The international Daya Bay collaboration has announced new results, including their first data on how neutrino oscillations vary with neutrino energy, which allows them to measure mass splitting between different neutrino types. Mass splitting represents the frequency of neutrino oscillation while mixing angles represent the amplitude and both are crucial for understanding the nature of neutrinos.

The Daya Bay experiment, which is run by a collaboration of more than 200 scientists from six regions and countries, is located close to the Daya Bay and Ling Ao nuclear power plants, 55 km north-east of Hong Kong. It measures neutrino oscillation using electron antineutrinos created by six powerful nuclear reactors. Because the antineutrinos travel up to 2 km to underground detectors, some transform to another type and therefore apparently disappear. The rate at which they transform is the basis for measuring the mixing angle, while the mass splitting is determined by studying how the rate of transformation depends on the antineutrino energy.

Daya Bay’s first results were announced in March 2012 and established an unexpectedly large value for the mixing angle θ13 – the last of three long-sought neutrino mixing angles.

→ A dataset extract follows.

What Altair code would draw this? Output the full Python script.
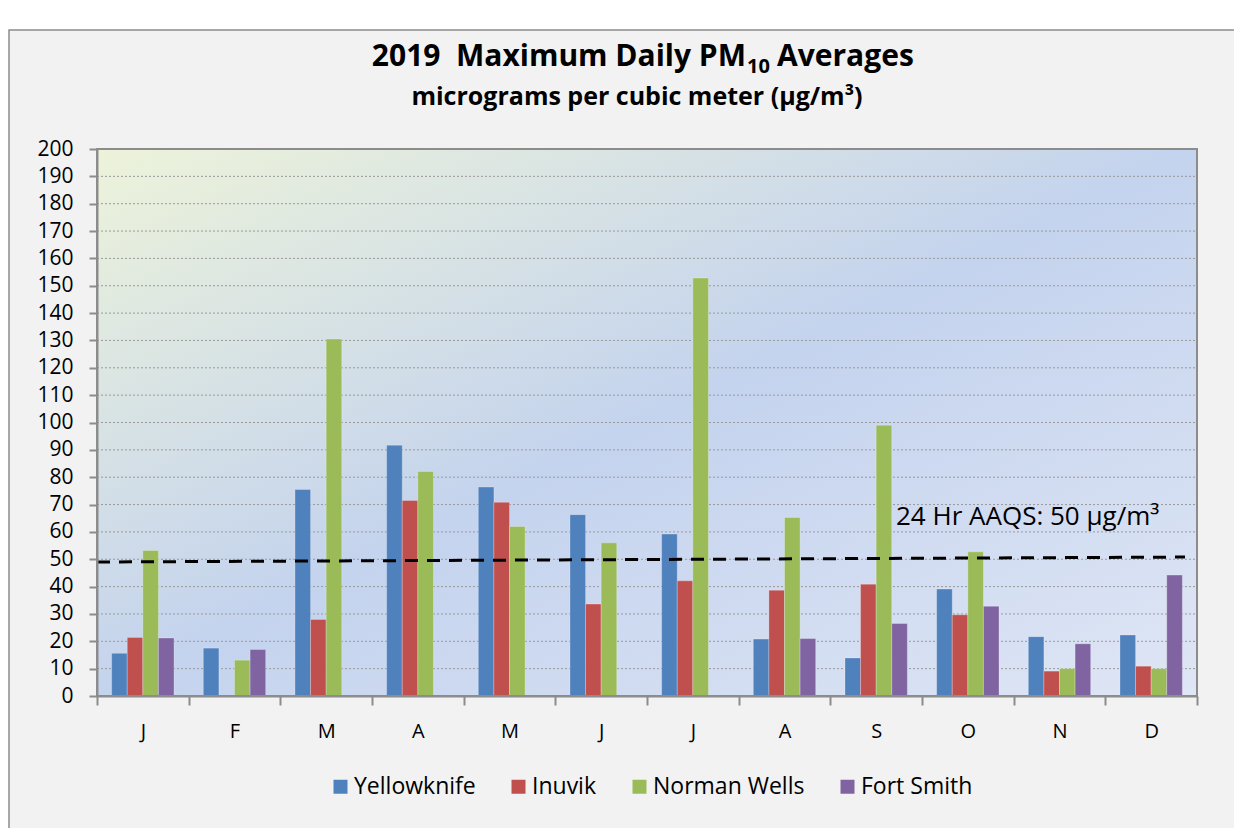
import altair as alt
import pandas as pd

# ---------------- data ----------------
months = ["Jan", "Feb", "Mar", "Apr", "May", "Jun", "Jul", "Aug", "Sep", "Oct", "Nov", "Dec"]
stations = ["Yellowknife", "Inuvik", "Norman Wells", "Fort Smith"]
colors = ["#4f81bd", "#c0504d", "#9bbb59", "#8064a2"]

yellowknife = [15.6, 17.5, 75.5, 91.7, 76.4, 66.3, 59.2, 20.8, 13.9, 39.1, 21.7, 22.3]
inuvik = [21.4, None, 28.0, 71.5, 70.8, 33.6, 42.1, 38.7, 40.9, 29.7, 9.1, 10.9]
norman_wells = [53.2, 13.1, 130.5, 82.1, 62.0, 56.0, 152.8, 65.3, 99.0, 52.7, 10.0, 10.0]
fort_smith = [21.2, 17.0, None, None, None, None, None, 21.0, 26.5, 32.8, 19.1, 44.2]

y_ticks = list(range(0, 201, 10))
standard_start = 49.0
standard_end = 50.8
standard_label = "24 Hr AAQS: 50 µg/m³"

title_main = "2019\u00a0\u00a0Maximum Daily PM"
title_sub = "10"
title_end = "Averages"
subtitle = "micrograms per cubic meter (µg/m³)"

series = [yellowknife, inuvik, norman_wells, fort_smith]
rows = []
for s, vals in zip(stations, series):
    for m, v in zip(months, vals):
        if v is not None:
            rows.append({"Month": m, "Station": s, "value": v})
df = pd.DataFrame(rows)

W, H = 1100, 547
FONT = "Open Sans"

one = pd.DataFrame({"a": [0]})

yscale = alt.Scale(domain=[0, 200], nice=False)
yaxis = alt.Axis(
    title=None, values=y_ticks, grid=False, tickSize=8, tickColor="#8c8c8c", tickWidth=2,
    domain=True, domainColor="#8c8c8c", domainWidth=2, labelOverlap=False,
    labelFontSize=21, labelFont=FONT, labelColor="#000000", labelPadding=16, zindex=1,
)

# outer frame
frame = alt.Chart(one).mark_rect(fill="#f2f2f2", stroke="#8c8c8c", strokeWidth=1.5).encode(
    x=alt.value(-88), x2=alt.value(W + 60), y=alt.value(-119), y2=alt.value(H + 160)
)

# plot background gradient
grad = alt.Chart(one).mark_rect(
    fill=alt.Gradient(
        gradient="linear", x1=0, y1=0, x2=1, y2=1,
        stops=[
            alt.GradientStop(color="#edf3da", offset=0),
            alt.GradientStop(color="#c4d3ee", offset=0.5),
            alt.GradientStop(color="#dfe6f5", offset=1),
        ],
    )
).encode(x=alt.value(0), x2=alt.value(W), y=alt.value(0), y2=alt.value(H))

grid = alt.Chart(pd.DataFrame({"t": y_ticks[1:]})).mark_rule(
    color="#999999", strokeWidth=1, strokeDash=[2, 2]
).encode(y=alt.Y("t:Q", scale=yscale, axis=yaxis), x=alt.value(0), x2=alt.value(W))

bars = alt.Chart(df).mark_bar(stroke="#ffffff", strokeOpacity=0.25, strokeWidth=1).encode(
    x=alt.X(
        "Month:N", sort=months,
        scale=alt.Scale(paddingInner=0, paddingOuter=0),
        axis=alt.Axis(
            title=None, labelExpr="substring(datum.label, 0, 1)", grid=False,
            tickBand="extent", tickSize=9, tickColor="#8c8c8c", tickWidth=2,
            domain=True, domainColor="#8c8c8c", domainWidth=2,
            labelFontSize=20, labelFont=FONT, labelColor="#000000", labelPadding=16,
            labelAngle=0, zindex=1,
        ),
    ),
    xOffset=alt.XOffset("Station:N", sort=stations, scale=alt.Scale(paddingInner=0, paddingOuter=0.94)),
    y=alt.Y("value:Q", scale=yscale, axis=yaxis),
    color=alt.Color(
        "Station:N", sort=stations,
        scale=alt.Scale(domain=stations, range=colors),
        legend=alt.Legend(
            title=None, orient="none", direction="horizontal", legendX=232, legendY=626,
            symbolType="square", symbolSize=196, symbolStrokeWidth=0,
            labelFontSize=23, labelFont=FONT, labelColor="#000000",
            columnPadding=31, symbolOffset=0, labelOffset=2, zindex=1,
        ),
    ),
)

std_line = alt.Chart(one).mark_rule(color="#000000", strokeWidth=3, strokeDash=[13, 9]).encode(
    x=alt.value(0), x2=alt.value(1088),
    y=alt.datum(standard_start, scale=yscale, axis=yaxis), y2=alt.datum(standard_end),
)

std_text = alt.Chart(one).mark_text(
    text=standard_label, align="left", baseline="alphabetic", fontSize=26, font=FONT, color="#000000"
).encode(x=alt.value(799), y=alt.value(376))

border = alt.Chart(one).mark_rect(fill="transparent", stroke="#8c8c8c", strokeWidth=2).encode(
    x=alt.value(0), x2=alt.value(W), y=alt.value(0), y2=alt.value(H)
)

t1 = alt.Chart(one).mark_text(
    text=title_main, align="right", baseline="alphabetic", fontSize=30, fontWeight="bold", font=FONT, color="#000000"
).encode(x=alt.value(649), y=alt.value(-83))
t2 = alt.Chart(one).mark_text(
    text=title_sub, align="left", baseline="alphabetic", fontSize=20, fontWeight="bold", font=FONT, color="#000000"
).encode(x=alt.value(650), y=alt.value(-76))
t3 = alt.Chart(one).mark_text(
    text=title_end, align="left", baseline="alphabetic", fontSize=30, fontWeight="bold", font=FONT, color="#000000"
).encode(x=alt.value(680), y=alt.value(-83))
t4 = alt.Chart(one).mark_text(
    text=subtitle, align="center", baseline="alphabetic", fontSize=25, fontWeight="bold", font=FONT, color="#000000"
).encode(x=alt.value(540), y=alt.value(-44))

chart = alt.layer(frame, grad, grid, bars, std_line, std_text, border, t1, t2, t3, t4).properties(
    width=W, height=H,
    autosize=alt.AutoSizeParams(type="none"),
    padding={"left": 89, "top": 141, "right": 37, "bottom": 132},
    background="#ffffff",
).configure_view(stroke=None)

chart.save("out.html", embed_options={"renderer": "svg", "actions": False})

The new results, which were announced at the XVth International Workshop on Neutrino Factories, Super Beams and Beta Beams (NuFact2013) in Beijing, give a more precise value – sin2 2θ13 = 0.090±0.009. The improvement in precision is a result both of having more data to analyse and of having the additional measurements on how the oscillation process varies with neutrino energy.

The KamLAND experiment in Japan and other solar neutrino experiments have previously measured the mass splitting Δm221 by observing the disappearance of electron antineutrinos from reactors some 160 km from the detector and the disappearance of electron neutrinos from the Sun. The long-baseline experiments MINOS in the US and Super-Kamiokande and T2K in Japan have determined the effective mass splitting |Δm2μμ| using muon neutrinos. The Daya Bay collaboration has now measured the magnitude of the mass splitting |Δm2ee| to be (2.54±0.20) × 10–3 eV2.

The result establishes that the electron neutrino has all three mass states and is consistent with that from muon neutrinos measured by MINOS. Precision measurements of the energy dependence should further the goal of establishing a hierarchy of the three mass states for each neutrino flavour.